Coordination of dissolved transition metals in pristine battery electrolyte solutions determined by NMR and EPR spectroscopy

Abstract

The solvation of dissolved transition metal ions in lithium-ion battery electrolytes is not well-characterised experimentally, although it is important for battery degradation mechanisms governed by metal dissolution, deposition, and reactivity in solution. This work identifies the coordinating species in the Mn²⁺ and Ni²⁺ solvation spheres in LiPF₆/LiTFSI–carbonate electrolyte solutions by examining the electron–nuclear spin interactions, which are probed by pulsed EPR and paramagnetic NMR spectroscopy.
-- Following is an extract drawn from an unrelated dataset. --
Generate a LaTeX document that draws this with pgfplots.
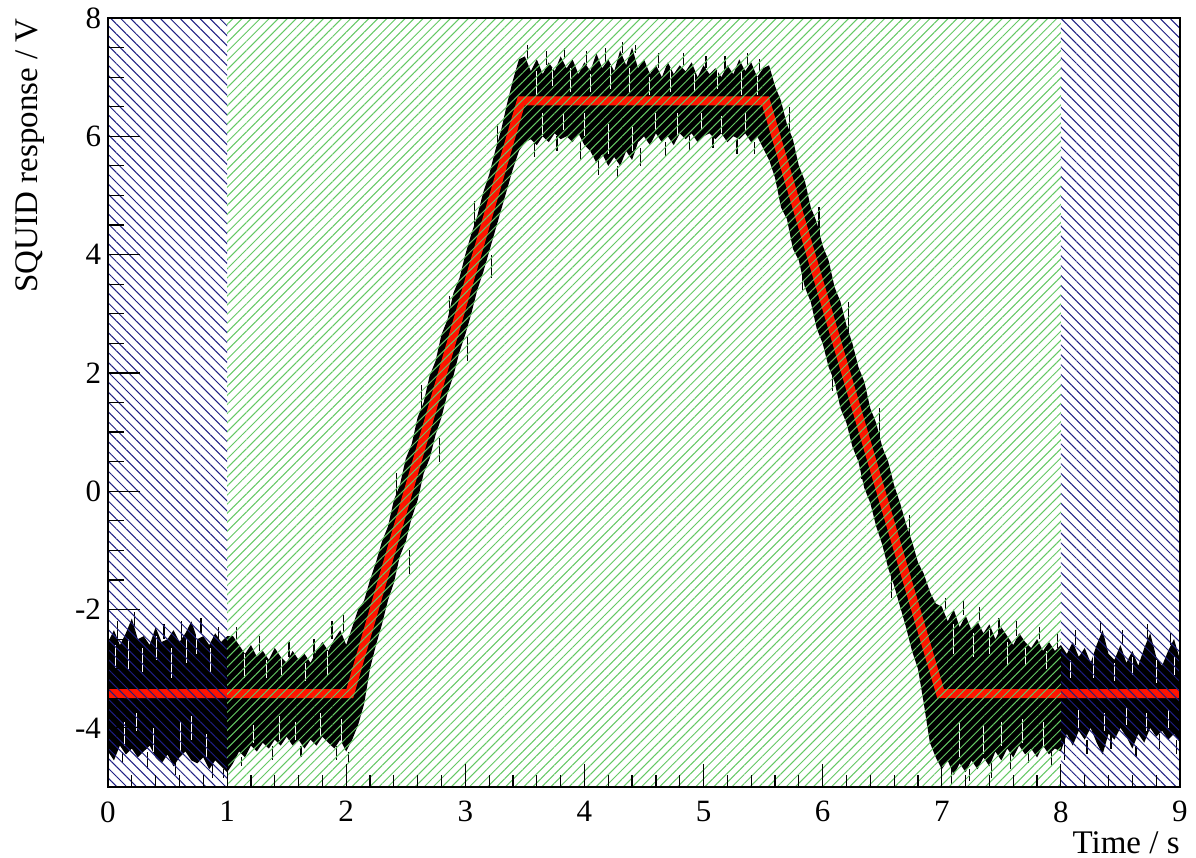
\documentclass[border=0pt]{standalone}
\usepackage{fontspec}
\setmainfont{Liberation Serif}
\usepackage{pgfplots}
\pgfplotsset{compat=1.18}
\usepackage{pgfplotstable}
\usepgfplotslibrary{fillbetween}
\usetikzlibrary{patterns.meta}
\definecolor{hatchblue}{RGB}{30,30,130}
\definecolor{hatchgreen}{RGB}{100,200,100}
\definecolor{fitred}{RGB}{255,20,0}

\pgfplotstableread{
t U L
0.00 -2.55 -4.40
0.05 -2.35 -4.55
0.10 -2.60 -4.30
0.15 -2.40 -4.45
0.20 -2.15 -4.35
0.25 -2.50 -4.50
0.30 -2.45 -4.40
0.35 -2.60 -4.30
0.40 -2.30 -4.50
0.45 -2.55 -4.60
0.50 -2.50 -4.45
0.55 -2.35 -4.65
0.60 -2.55 -4.50
0.65 -2.40 -4.40
0.70 -2.20 -4.55
0.75 -2.50 -4.60
0.80 -2.45 -4.50
0.85 -2.60 -4.70
0.90 -2.40 -4.55
0.95 -2.55 -4.65
1.00 -2.45 -4.75
1.05 -2.45 -4.60
1.10 -2.60 -4.40
1.15 -2.75 -4.50
1.20 -2.60 -4.30
1.25 -2.80 -4.40
1.30 -2.70 -4.25
1.35 -2.85 -4.35
1.40 -2.65 -4.20
1.45 -2.80 -4.30
1.50 -2.90 -4.15
1.55 -2.70 -4.30
1.60 -2.85 -4.20
1.65 -2.75 -4.35
1.70 -2.90 -4.20
1.75 -2.70 -4.30
1.80 -2.55 -4.15
1.85 -2.70 -4.25
1.90 -2.50 -4.35
1.95 -2.35 -4.20
2.00 -2.60 -4.40
2.05 -2.30 -4.20
2.10 -2.00 -3.95
2.15 -1.85 -3.60
2.20 -1.50 -3.00
2.25 -1.20 -2.60
2.30 -0.85 -2.25
2.35 -0.60 -1.85
2.40 -0.15 -1.55
2.45 0.10 -1.10
2.50 0.55 -0.85
2.55 0.80 -0.45
2.60 1.25 -0.15
2.65 1.50 0.30
2.70 1.95 0.55
2.75 2.20 0.95
2.80 2.65 1.25
2.85 2.90 1.65
2.90 3.35 1.95
2.95 3.60 2.35
3.00 4.00 2.65
3.05 4.35 3.00
3.10 4.65 3.40
3.15 5.05 3.70
3.20 5.35 4.05
3.25 5.75 4.40
3.30 6.10 4.75
3.35 6.55 5.10
3.40 6.95 5.45
3.45 7.30 5.75
3.50 7.35 5.90
3.55 7.10 5.95
3.60 7.30 5.85
3.65 7.05 6.00
3.70 7.25 5.90
3.75 7.10 6.05
3.80 7.35 5.95
3.85 7.15 6.00
3.90 7.30 5.90
3.95 7.05 6.05
4.00 7.25 5.85
4.05 7.10 5.75
4.10 7.40 5.55
4.15 7.15 5.70
4.20 7.30 5.50
4.25 7.10 5.65
4.30 7.45 5.50
4.35 7.20 5.75
4.40 7.50 5.60
4.45 7.15 5.90
4.50 7.30 6.00
4.55 7.05 5.85
4.60 7.20 6.05
4.65 7.00 5.90
4.70 7.25 6.00
4.75 7.05 5.85
4.80 7.20 6.05
4.85 7.10 5.95
4.90 7.25 6.05
4.95 7.00 5.90
5.00 7.20 6.00
5.05 7.05 6.05
5.10 7.15 5.95
5.15 7.00 6.05
5.20 7.20 5.90
5.25 7.05 6.00
5.30 7.30 5.95
5.35 7.10 6.05
5.40 7.25 5.90
5.45 7.00 6.00
5.50 7.15 5.80
5.55 7.20 5.60
5.60 6.85 5.30
5.65 6.60 4.80
5.70 6.20 4.60
5.75 5.95 4.10
5.80 5.50 3.90
5.85 5.25 3.45
5.90 4.80 3.20
5.95 4.55 2.75
6.00 4.15 2.50
6.05 3.90 2.10
6.10 3.45 1.85
6.15 3.20 1.40
6.20 2.80 1.15
6.25 2.50 0.75
6.30 2.10 0.50
6.35 1.85 0.05
6.40 1.40 -0.20
6.45 1.15 -0.60
6.50 0.75 -0.90
6.55 0.50 -1.30
6.60 0.10 -1.60
6.65 -0.20 -1.95
6.70 -0.55 -2.30
6.75 -0.85 -2.70
6.80 -1.20 -3.00
6.85 -1.40 -3.60
6.90 -1.70 -4.25
6.95 -1.90 -4.50
7.00 -1.95 -4.70
7.05 -2.20 -4.55
7.10 -2.00 -4.80
7.15 -2.30 -4.60
7.20 -2.10 -4.75
7.25 -2.35 -4.55
7.30 -2.20 -4.70
7.35 -2.40 -4.50
7.40 -2.25 -4.65
7.45 -2.50 -4.40
7.50 -2.30 -4.55
7.55 -2.45 -4.35
7.60 -2.60 -4.50
7.65 -2.40 -4.30
7.70 -2.55 -4.45
7.75 -2.65 -4.35
7.80 -2.50 -4.50
7.85 -2.70 -4.30
7.90 -2.55 -4.45
7.95 -2.70 -4.35
8.00 -2.60 -4.40
8.05 -2.75 -4.10
8.10 -2.55 -4.30
8.15 -2.80 -4.05
8.20 -2.65 -4.20
8.25 -2.90 -4.00
8.30 -2.60 -4.25
8.35 -2.35 -4.45
8.40 -2.75 -4.10
8.45 -2.85 -4.20
8.50 -2.60 -4.00
8.55 -2.90 -4.15
8.60 -2.70 -4.35
8.65 -2.95 -4.10
8.70 -2.65 -4.25
8.75 -2.40 -4.00
8.80 -2.80 -4.15
8.85 -2.95 -4.05
8.90 -2.70 -4.20
8.95 -2.50 -4.10
9.00 -2.85 -4.25
}\datatable

% black error bars sticking out of the band: t, centre, half-length
\pgfplotstableread{
t m e
0.08 -2.35 0.15
0.22 -2.175 0.125
0.47 -2.375 0.125
0.62 -2.35 0.15
0.78 -2.275 0.125
0.93 -2.4 0.1
0.12 -4.5 0.1
0.33 -4.55 0.15
0.57 -4.7 0.1
0.88 -4.725 0.125
0.97 -4.775 0.075
1.08 -2.4 0.1
1.27 -2.575 0.125
1.52 -2.675 0.125
1.73 -2.65 0.15
1.88 -2.35 0.15
1.98 -2.25 0.15
1.12 -4.575 0.075
1.38 -4.425 0.125
1.62 -4.4 0.1
1.92 -4.425 0.125
2.02 -4.5 0.1
2.42 0.0 0.3
2.63 1.5 0.3
2.87 3.05 0.25
3.08 4.6 0.3
3.27 5.9 0.3
2.53 -1.2 0.2
2.78 0.7 0.2
3.02 2.4 0.2
3.22 3.8 0.2
3.52 7.425 0.125
3.68 7.325 0.125
3.83 7.4 0.1
4.02 7.325 0.125
4.18 7.375 0.125
4.32 7.5 0.1
4.43 7.475 0.075
4.62 7.275 0.125
4.83 7.3 0.1
5.02 7.25 0.1
5.18 7.225 0.125
5.37 7.3 0.1
5.47 7.2 0.1
3.58 5.775 0.125
3.77 5.875 0.125
3.97 5.75 0.15
4.12 5.475 0.125
4.28 5.4 0.1
4.47 5.65 0.15
4.68 5.775 0.125
4.88 5.875 0.125
5.08 5.9 0.1
5.28 5.825 0.125
5.43 5.8 0.1
5.72 6.25 0.25
5.97 4.55 0.25
6.22 2.95 0.25
6.48 1.15 0.25
6.73 -0.65 0.25
5.83 3.6 0.2
6.08 1.9 0.2
6.33 0.4 0.2
6.58 -1.6 0.2
7.03 -1.9 0.1
7.18 -1.975 0.125
7.32 -2.075 0.125
7.48 -2.275 0.125
7.63 -2.325 0.125
7.82 -2.4 0.1
7.97 -2.525 0.125
7.08 -4.825 0.125
7.23 -4.8 0.1
7.42 -4.725 0.125
7.58 -4.575 0.125
7.73 -4.5 0.1
7.92 -4.525 0.125
8.12 -2.475 0.125
8.33 -2.3 0.1
8.52 -2.475 0.125
8.73 -2.375 0.125
8.92 -2.5 0.1
8.03 -4.375 0.175
8.22 -4.325 0.125
8.42 -4.225 0.125
8.63 -4.4 0.1
8.83 -4.225 0.125
8.97 -4.325 0.125
}\spikes

% white gaps inside the band: t, centre, half-length
\pgfplotstableread{
t m e
0.06 -2.8 0.2
0.17 -2.75 0.25
0.29 -2.85 0.2
0.41 -2.65 0.2
0.53 -2.9 0.25
0.66 -2.7 0.2
0.74 -2.55 0.2
0.86 -2.85 0.2
0.14 -4.1 0.2
0.38 -4.2 0.2
0.61 -4.15 0.25
0.83 -4.3 0.2
0.24 -3.9 0.15
0.70 -4.0 0.2
1.15 -2.95 0.2
1.33 -3.0 0.15
1.46 -2.95 0.15
1.66 -3.05 0.15
1.84 -2.9 0.2
1.22 -4.1 0.15
1.44 -4.0 0.2
1.57 -4.05 0.15
1.78 -3.95 0.2
1.96 -4.05 0.2
3.60 6.9 0.2
3.73 7.0 0.15
3.88 6.95 0.2
4.05 6.9 0.15
4.22 7.0 0.2
4.38 6.95 0.2
4.55 6.85 0.15
4.72 6.95 0.2
4.92 6.9 0.15
5.12 6.95 0.15
5.32 6.9 0.2
5.45 6.85 0.15
3.65 6.2 0.2
3.82 6.25 0.15
4.00 6.2 0.2
4.20 5.95 0.25
4.40 5.95 0.2
4.60 6.25 0.15
4.78 6.2 0.2
4.98 6.25 0.15
5.15 6.2 0.15
5.35 6.25 0.15
7.10 -2.5 0.25
7.27 -2.6 0.2
7.40 -2.55 0.2
7.55 -2.75 0.2
7.70 -2.8 0.15
7.88 -2.85 0.15
7.15 -4.2 0.3
7.35 -4.2 0.25
7.50 -4.1 0.2
7.68 -4.05 0.2
7.85 -4.1 0.2
8.08 -3.0 0.15
8.27 -2.95 0.2
8.45 -3.05 0.15
8.60 -2.95 0.15
8.80 -3.05 0.2
8.95 -2.95 0.15
8.15 -3.85 0.15
8.37 -3.9 0.15
8.55 -3.8 0.15
8.72 -3.9 0.15
8.90 -3.85 0.15
}\gaps

\begin{document}
\begin{tikzpicture}
\pgfplotsset{
  common/.style={
    at={(54pt,35.5pt)}, anchor=south west,
    scale only axis, width=536pt, height=384.5pt,
    xmin=0, xmax=9, ymin=-5, ymax=8,
    axis line style={line width=0.6pt},
    tick style={black, line width=0.6pt},
    tick align=inside,
    xtick pos=left, ytick pos=left,
    ticklabel style={font=\fontsize{15.5}{18}\selectfont},
  }
}
\begin{axis}[common, axis on top,
  xtick=\empty,
  ytick={-4,-2,0,2,4,6,8}, yticklabels={-4,-2,0,2,4,6,8},
  minor y tick num=3,
  major tick length=16pt, minor tick length=8pt,
  yticklabel style={anchor=east, inner sep=0pt},
  yticklabel shift=3.3pt,
  ylabel={SQUID response / V},
  ylabel style={at={(rel axis cs:-0.0653,1)}, anchor=base east, inner sep=0pt, font=\fontsize{16.5}{20}\selectfont},
  xlabel={Time / s},
  xlabel style={at={(rel axis cs:1,-0.087)}, anchor=base east, inner sep=0pt, font=\fontsize{16.5}{20}\selectfont},
]
\addplot[draw=none, name path=U] table[x=t, y=U]{\datatable};
\addplot[draw=none, name path=L] table[x=t, y=L]{\datatable};
\addplot[fill=black, draw=none] fill between[of=U and L];
\addplot[draw=none, no markers, error bars/.cd, y dir=both, y explicit, error mark=none,
  error bar style={draw=white, line width=0.5pt}] table[x=t, y=m, y error=e]{\gaps};
\addplot[draw=none, no markers, error bars/.cd, y dir=both, y explicit, error mark=none,
  error bar style={draw=black, line width=0.6pt}] table[x=t, y=m, y error=e]{\spikes};
\addplot[fitred, line width=4.5pt, line join=miter] coordinates {(0,-3.42) (2.03,-3.42) (3.47,6.6) (5.52,6.6) (6.99,-3.42) (9,-3.42)};
\addplot[draw=none, pattern={Lines[angle=-45, distance=3.5pt, line width=0.5pt]}, pattern color=hatchblue] coordinates {(0,-5) (1,-5) (1,8) (0,8)} -- cycle;
\addplot[draw=none, pattern={Lines[angle=-45, distance=3.5pt, line width=0.5pt]}, pattern color=hatchblue] coordinates {(8,-5) (9,-5) (9,8) (8,8)} -- cycle;
\addplot[draw=none, pattern={Lines[angle=45, distance=3.2pt, line width=0.5pt]}, pattern color=hatchgreen] coordinates {(1,-5) (8,-5) (8,8) (1,8)} -- cycle;
\end{axis}
\begin{axis}[common,
  ytick=\empty,
  xtick={0,1,2,3,4,5,6,7,8,9}, xticklabels={0,1,2,3,4,5,6,7,8,9},
  minor x tick num=4,
  major tick length=11.5pt, minor tick length=6pt,
  xticklabel style={anchor=north, inner sep=0pt},
  xticklabel shift=7pt,
]
\addplot[draw=none] coordinates {(0,-5) (9,8)};
\end{axis}
\pgfresetboundingbox
\useasboundingbox (0,0) rectangle (598pt,429pt);
\end{tikzpicture}
\end{document}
These techniques investigate solvation in frozen electrolytes and in the liquid state at ambient temperature, respectively, also probing the bound states and dynamics of the complexes involving the ions. Mn²⁺ and Ni²⁺ are shown to primarily coordinate to ethylene carbonate (EC) in the first coordination sphere, while PF₆⁻ is found primarily in the second coordination sphere, although a degree of contact ion pairing does appear to occur, particularly in electrolytes with low EC concentrations. NMR results suggest that Mn²⁺ coordinates more strongly to PF₆⁻ than to TFSI⁻, while the opposite is true for Ni²⁺. This work provides a framework to experimentally determine the coordination spheres of paramagnetic metals in battery electrolyte solutions.